Implementation Priorities for CIOs, CTOs, and Operations Leaders
The first priority is process standardization before automation scale. Many firms attempt to automate highly variable regional practices and discover that workflow complexity grows faster than business value. Executive sponsors should define a common change order taxonomy, approval policy framework, and minimum data standard across business units before introducing advanced routing logic.
The second priority is integration governance. Construction firms should identify the system of record for each data element, including project master data, contract values, budget baselines, vendor commitments, and billing status. This prevents workflow tools from becoming shadow systems that hold operationally critical data without proper controls.
The third priority is measurable service levels. Approval automation should be tied to operational KPIs such as average cycle time, percentage of changes approved within SLA, ERP posting latency, percentage of incomplete submissions, and value of pending unapproved work. Without these metrics, organizations may digitize the process without materially improving control or speed.
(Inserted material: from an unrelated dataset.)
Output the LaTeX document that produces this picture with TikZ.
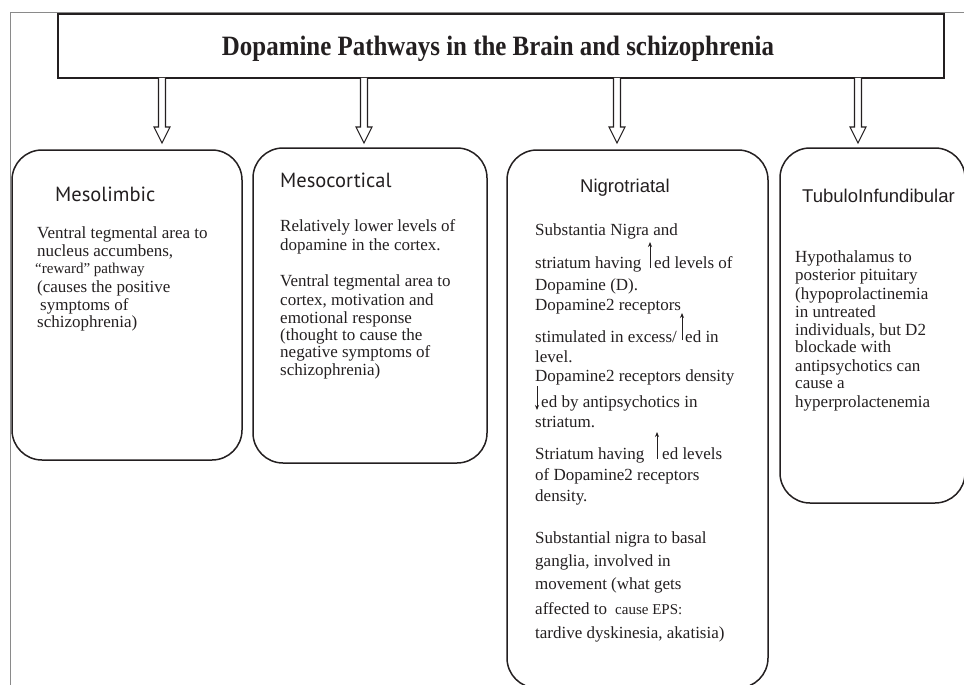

- Standardize change order categories, thresholds, and approval policies enterprise-wide
- Map source systems and define system-of-record ownership for each critical data element
- Use middleware to isolate workflow logic from ERP and project platform differences
- Pilot on one business unit with high change volume before portfolio-wide rollout
- Track SLA, exception rates, and financial posting accuracy from day one
- Establish governance for AI recommendations, auditability, and approval accountability
Operational Governance and Scalability Considerations
As automation scales, governance becomes as important as workflow design. Approval matrices must be version-controlled, threshold changes should follow formal policy updates, and integration changes need regression testing against ERP posting logic. In construction, even small routing changes can affect delegated authority, customer commitments, and audit defensibility.
Scalability also depends on exception management. Not every change order will fit a standard path. Design revisions, claims-related changes, and subcontractor back-charge scenarios often require specialized review. The workflow should support controlled exception paths rather than forcing teams back into unmanaged email processes. This preserves visibility while allowing operational flexibility.
For enterprises pursuing cloud modernization, the long-term target should be an event-driven architecture where project changes, approvals, ERP updates, and analytics signals move through governed integration services. That model supports faster decision-making, cleaner reporting, and a stronger foundation for AI-assisted project controls.
Executive Takeaway
Reducing change order approval delays is not a narrow workflow improvement. It is a construction operating model decision that affects cash flow, project margin, customer billing, subcontractor control, and executive reporting accuracy. Firms that automate only the approval screen will see limited benefit. Firms that connect workflow orchestration to ERP, project systems, APIs, middleware, and governance controls can materially improve both speed and financial discipline.
For CIOs and operations leaders, the most effective strategy is to treat change order automation as a cross-functional integration program. Standardize the process, connect the systems, apply AI selectively, and measure outcomes at the portfolio level. That is how construction organizations reduce approval delays without weakening commercial control.